トランプ2.0は、前政権最終盤に政権が見せていた大統領への権限の集中が当初から色濃く、トランプ1.0の延長戦とみる方が良さそうだ。

もちろん、トランプ政権が独善的に外交や安全保障戦略を進めたとしても、これから述べるように、中国への厳しい対応など世界が向かい合うべき課題に好ましい結果が得られることも多いのではないか。そもそも、あらゆる国は結局自国ファーストではないか。そのような見方もあるだろう。それでも、トランプ外交の背景にみえる狭量さ、これまでは考えられなかった想定外の政策手法が国際秩序にもたらす衝撃は計り知れない。そして、たとえ好ましい結果が得られたとしても、それが継続するか、所詮は不確実なのだ。

中国にタフなトランプ2.0

米中対立はトランプ2.0でも大きな焦点になりそうだ。

前回のトランプ政権は様々な爪痕を国際政治に残したが、やはり米中対立を本格化させたことが重要だろう。今や2つの超大国といっても良い米中両国だが、第1次トランプ政権はそれまで半世紀近くにわたって維持されてきた関係の大枠を取り払い、中国の成長を許容しないと明確なメッセージを突きつけた。いわゆる対中関与政策の放棄だ。

続いたバイデン政権も、対中政策の転換方針を踏襲した。米中競争の時代という世界観を保ち、軍事・政治分野における対応だけにとどまらず経済安全保障の構えを精緻化することに奔走した。危機管理の必要もあって習近平国家主席はじめ中国高官との交流にも熱心だったが、中国へのライバル視を変えず、多種多様な中国への経済規制を緩めることのない政権だった。

それでは、トランプ2.0の対中戦略はどのようなものになるのだろうか。

トランプ1.0では、とりわけ最終盤において極めて厳しい中国共産党批判が行われ、ウイグルや香港に関連して経済制裁も相次いだ。トランプ2.0は1.0の延長戦でもあるとすでに論じたが、中国戦略も同様なのだろうか。

たしかに、マルコ・ルビオ国務長官は中国の統治体制といったイデオロギー的な側面を問題視しつづけてきた。彼は上院議員として、昨年にも中国企業が関税逃れをするためにメキシコや東南アジアに製造拠点を移すことを封じる法案や中国共産党阻止法案などを提出している。中国への投資による利益への課税強化や、重要鉱物のサプライチェーン強靱化にも関心を示した。ルビオの動きはタカ派の行政府を牽引するほどの勢いを持ち、超タカ派と呼ぶに相応しい。

マイク・ウォルツ国家安全保障担当大統領補佐官は、超タカ派とまではいえないが、近年の対中強硬論の平均的な見方を踏襲している。

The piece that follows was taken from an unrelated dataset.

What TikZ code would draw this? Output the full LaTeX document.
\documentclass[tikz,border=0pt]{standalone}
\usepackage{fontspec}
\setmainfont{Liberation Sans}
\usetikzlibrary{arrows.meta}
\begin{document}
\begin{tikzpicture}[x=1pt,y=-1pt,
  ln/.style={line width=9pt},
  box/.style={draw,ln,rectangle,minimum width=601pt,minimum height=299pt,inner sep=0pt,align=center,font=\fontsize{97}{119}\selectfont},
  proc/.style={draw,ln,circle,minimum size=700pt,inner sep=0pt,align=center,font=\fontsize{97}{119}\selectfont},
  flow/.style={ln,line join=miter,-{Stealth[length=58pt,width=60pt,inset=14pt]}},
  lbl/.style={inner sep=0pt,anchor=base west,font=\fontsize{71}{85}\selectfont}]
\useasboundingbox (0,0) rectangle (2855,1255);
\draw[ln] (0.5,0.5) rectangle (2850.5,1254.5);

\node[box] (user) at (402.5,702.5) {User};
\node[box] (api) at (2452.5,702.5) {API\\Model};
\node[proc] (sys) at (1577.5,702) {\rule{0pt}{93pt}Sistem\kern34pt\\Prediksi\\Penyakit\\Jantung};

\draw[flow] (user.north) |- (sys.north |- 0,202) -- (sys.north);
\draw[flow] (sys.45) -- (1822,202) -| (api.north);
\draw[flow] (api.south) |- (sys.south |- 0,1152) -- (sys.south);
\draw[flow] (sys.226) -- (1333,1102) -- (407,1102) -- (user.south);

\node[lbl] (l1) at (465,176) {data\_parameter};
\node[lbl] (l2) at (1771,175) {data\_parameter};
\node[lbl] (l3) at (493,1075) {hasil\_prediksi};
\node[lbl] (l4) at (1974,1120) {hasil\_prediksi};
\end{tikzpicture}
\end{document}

彼は近著で、中国政策の基本方針を挙げているが、中国問題に米軍の態勢強化や同盟強化、台湾の強化、経済安全保障で臨むとポイントを上げている。彼の副官となるアレックス・ウォン次席大統領補佐官も、伝統的な安全保障専門家に近いとみられており、その任命発表はワシントンで歓迎された。

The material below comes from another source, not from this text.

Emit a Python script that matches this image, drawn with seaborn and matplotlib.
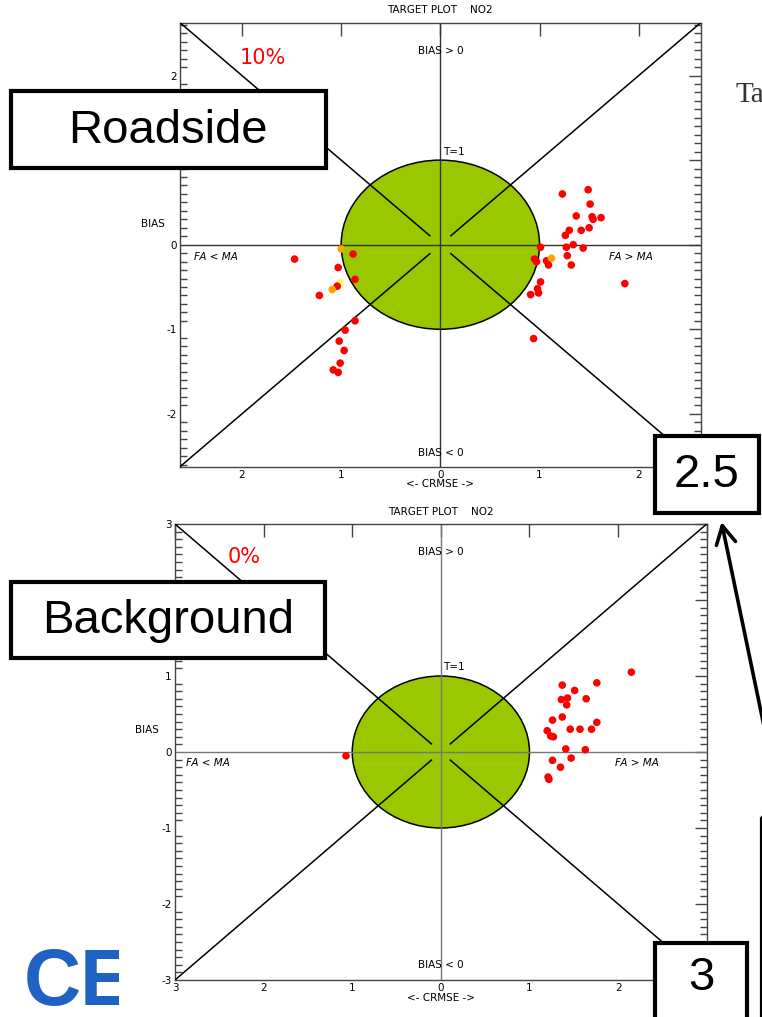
import matplotlib
matplotlib.use("Agg")
import numpy as np
import pandas as pd
import matplotlib.pyplot as plt
import matplotlib.transforms as mtransforms
from matplotlib.patches import Ellipse, Rectangle, FancyArrowPatch
from matplotlib.ticker import MultipleLocator, FixedLocator
import seaborn as sns

sns.set_theme(style="white")
plt.rcParams["font.family"] = ["DejaVu Sans"]

# ---- Roadside stations: signed CRMSE (x), normalised BIAS (y), marker class
road_crmse = [-1.47, -1.00, -0.88, -1.03, -1.01, -1.04, -1.09, -0.86, -1.22,
              -0.86, -0.96, -1.02, -0.97, -1.01, -1.08, -1.03,
              1.23, 1.49, 1.51, 1.37, 1.53, 1.54, 1.62, 1.30, 1.42, 1.50,
              1.26, 1.01, 1.27, 1.34, 1.44, 0.95, 0.97, 1.07, 1.12, 1.09,
              1.28, 1.32, 1.86, 1.01, 0.98, 0.99, 0.91, 0.94]
road_bias = [-0.17, -0.05, -0.11, -0.27, -0.45, -0.49, -0.53, -0.41, -0.60,
             -0.90, -1.01, -1.14, -1.25, -1.40, -1.48, -1.51,
             0.60, 0.65, 0.48, 0.34, 0.33, 0.30, 0.32, 0.17, 0.17, 0.20,
             0.11, -0.03, -0.03, 0.00, -0.04, -0.17, -0.20, -0.19, -0.16, -0.24,
             -0.13, -0.24, -0.46, -0.44, -0.52, -0.57, -0.59, -1.11]
road_class = ["red", "orange", "red", "red", "yellow", "red", "orange", "red", "red",
              "red", "red", "red", "red", "red", "red", "red",
              "red", "red", "red", "red", "red", "red", "red", "red", "red", "red",
              "red", "red", "red", "red", "red", "red", "red", "red", "orange", "red",
              "red", "red", "red", "red", "red", "red", "red", "red"]

# ---- Background stations
bg_crmse = [2.15, 1.37, 1.76, 1.51, 1.36, 1.43, 1.42, 1.64, 1.26, 1.37, 1.76,
            1.20, 1.24, 1.27, 1.46, 1.57, 1.70, 1.41, 1.63, 1.26, 1.47, 1.35,
            1.21, 1.22, -1.07]
bg_bias = [1.05, 0.88, 0.91, 0.81, 0.69, 0.71, 0.62, 0.70, 0.42, 0.46, 0.39,
           0.28, 0.21, 0.20, 0.30, 0.30, 0.30, 0.04, 0.03, -0.11, -0.08, -0.20,
           -0.33, -0.36, -0.05]
bg_class = ["red"] * len(bg_crmse)

class_colors = {"red": "#ff0000", "orange": "#ffa200", "yellow": "#ffff55"}

road_df = pd.DataFrame({"crmse": road_crmse, "bias": road_bias, "cls": road_class})
bg_df = pd.DataFrame({"crmse": bg_crmse, "bias": bg_bias, "cls": bg_class})

W, H = 762, 1017
fig = plt.figure(figsize=(W / 100, H / 100), dpi=100)
fig.patch.set_facecolor("white")


def px_axes(x0, y0, x1, y1, **kw):
    return fig.add_axes([x0 / W, 1 - y1 / H, (x1 - x0) / W, (y1 - y0) / H], **kw)


GREEN = "#99c800"
FS = 7.5


def target_panel(ax, df, lim, xticks, yticks, cross_color, txt, hide_x=(), hide_y=()):
    ax.set_xlim(-lim, lim)
    ax.set_ylim(-lim, lim)
    ax.set_facecolor("white")
    ax.add_patch(Ellipse((0, 0), 2, 2, fc=GREEN, ec="black", lw=1.1, zorder=1))
    ax.axhline(0, color=cross_color, lw=1.0, zorder=2)
    ax.axvline(0, color=cross_color, lw=1.0, zorder=2)
    for sx in (-1, 1):
        for sy in (-1, 1):
            ax.plot([sx * lim, sx * 0.1], [sy * lim, sy * 0.1],
                    color="black", lw=1.1, zorder=3, solid_capstyle="butt")
    sns.scatterplot(data=df, x="crmse", y="bias", hue="cls", palette=class_colors,
                    hue_order=["red", "orange", "yellow"], s=30, edgecolor="none",
                    linewidth=0, legend=False, ax=ax, zorder=4)
    ax.set_xlabel("")
    ax.set_ylabel("")
    ax.xaxis.set_major_locator(FixedLocator(xticks))
    ax.set_xticklabels(["" if t in hide_x else str(abs(t)) for t in xticks])
    ax.yaxis.set_major_locator(FixedLocator(yticks))
    ax.set_yticklabels(["" if t in hide_y else str(t) for t in yticks])
    ax.yaxis.set_minor_locator(MultipleLocator(0.1))
    ax.tick_params(axis="both", which="major", direction="in", length=9, width=1,
                   color="#444444", labelsize=FS, pad=2.5, top=True, right=True,
                   labelcolor="black")
    ax.tick_params(axis="y", which="minor", direction="in", length=5, width=1,
                   color="#444444", left=True, right=True)
    ax.tick_params(axis="x", which="minor", bottom=False, top=False)
    for sp in ax.spines.values():
        sp.set_color("#444444")
        sp.set_linewidth(1.0)
        sp.set_visible(True)

    tk = dict(fontsize=FS, color="black", zorder=5)
    ax.text(0, txt["bias_pos"], "BIAS > 0", ha="center", va="center", **tk)
    ax.text(0, txt["bias_neg"], "BIAS < 0", ha="center", va="center", **tk)
    ax.text(txt["fa_lt"], -0.15, "FA < MA", ha="left", va="center", style="italic", **tk)
    ax.text(txt["fa_gt"], -0.15, "FA > MA", ha="left", va="center", style="italic", **tk)
    ax.text(0.03, txt["t1"], "T=1", ha="left", va="center", **tk)
    blend = mtransforms.blended_transform_factory(ax.transAxes, ax.transData)
    ax.text(txt["ylab_x"], txt["ylab_y"], "BIAS", ha="center", va="center",
            transform=blend, clip_on=False, **tk)
    ax.text(0.5, -txt["xlab_off"], "<- CRMSE ->", ha="center", va="center",
            transform=ax.transAxes, clip_on=False, **tk)
    ax.text(0.5, 1 + txt["title_off"], "TARGET PLOT    NO2", ha="center", va="center",
            transform=ax.transAxes, clip_on=False, **tk)
    ax.text(txt["pct_x"], txt["pct_y"], txt["pct"], ha="center", va="center",
            fontsize=15, color="#ff0000", zorder=5)


# Roadside panel (the "1" label sits under the panel's name box)
ax1 = px_axes(180, 22.7, 700.7, 466.7)
target_panel(ax1, road_df, 2.625, [-2, -1, 0, 1, 2], [-2, -1, 0, 1, 2], "#333333",
             dict(bias_pos=2.29, bias_neg=-2.46, fa_lt=-2.48, fa_gt=1.70, t1=1.10,
                  ylab_x=-0.052, ylab_y=0.24, xlab_off=17.5 / 444, title_off=12.5 / 444,
                  pct_x=-1.79, pct_y=2.21, pct="10%"),
             hide_y=(1,))

# Background panel
ax2 = px_axes(175, 524, 706.7, 980)
target_panel(ax2, bg_df, 3.0, [-3, -2, -1, 0, 1, 2, 3], [-3, -2, -1, 0, 1, 2, 3], "#777777",
             dict(bias_pos=2.63, bias_neg=-2.80, fa_lt=-2.88, fa_gt=1.97, t1=1.12,
                  ylab_x=-0.053, ylab_y=0.29, xlab_off=18 / 456, title_off=12 / 456,
                  pct_x=-2.22, pct_y=2.57, pct="0%"),
             hide_x=(3,), hide_y=(2,))

# ---- Overlay in pixel coordinates: labelled boxes, arrow, page fragments
ov = fig.add_axes([0, 0, 1, 1], zorder=10)
ov.set_xlim(0, W)
ov.set_ylim(H, 0)
ov.axis("off")
ov.patch.set_visible(False)

box_kw = dict(fc="white", ec="black", lw=3.0, joinstyle="miter")
big = dict(fontsize=34, family="Liberation Sans", color="black", ha="center", va="center")

ov.add_patch(Rectangle((11, 91), 314.5, 77, **box_kw))
ov.text(168, 131, "Roadside", **big)

ov.add_patch(Rectangle((11, 582), 314, 76, **box_kw))
ov.text(168, 621, "Background", **big)

ov.add_patch(Rectangle((655, 436), 104, 76.5, **box_kw))
ov.text(707, 475, "2.5", **big)

ov.add_patch(Rectangle((655, 943), 91.5, 100, **box_kw))
ov.text(701, 978, "3", **big)

ov.add_patch(Rectangle((761, 817), 40, 260, fc="none", ec="black", lw=1.6))

ov.add_patch(FancyArrowPatch((770, 755), (721.5, 522),
                             arrowstyle="->,head_length=0.65,head_width=0.35",
                             mutation_scale=20, lw=2.6, color="black",
                             shrinkA=0, shrinkB=0))

ov.text(736, 95, "Ta", fontsize=21, family="Liberation Serif", color="#333333",
        ha="left", va="center")

# Logo fragment, clipped at its right edge
lg = px_axes(0, 930, 118.5, 1015, zorder=9)
lg.set_xlim(0, 118.5)
lg.set_ylim(1015, 930)
lg.axis("off")
lg.text(24, 1005, "CE", fontsize=57, family="Liberation Sans", weight="bold",
        color="#1f62c4", ha="left", va="baseline", clip_on=True)

fig.savefig("out.png", dpi=100, facecolor="white")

ルビオのような超タカ派の議論がトランプの支持をすぐに得るかは見通せない。それでも、今回の政権に対中強硬派の見方が発足時より存分に組み込まれているのは間違いない。こうした考えにおいては、同盟や経済安全保障がバイデン政権同様に重視されるだろう。

たしかに、トランプ1.0でも、マット・ポッティンジャー(元・国家安全保障担当大統領次席補佐官)やマイク・ピルズベリー(ハドソン研究所)といった強硬派が、政権移行期から中国チームを構成していた。それでも、ビジネス界出身のレックス・ティラーソン国務長官のように、中国との交渉による問題解決に前向きな声も当初存在した。それに比べれば、トランプ2.0には最初から「どぎつい」対中強硬姿勢がある。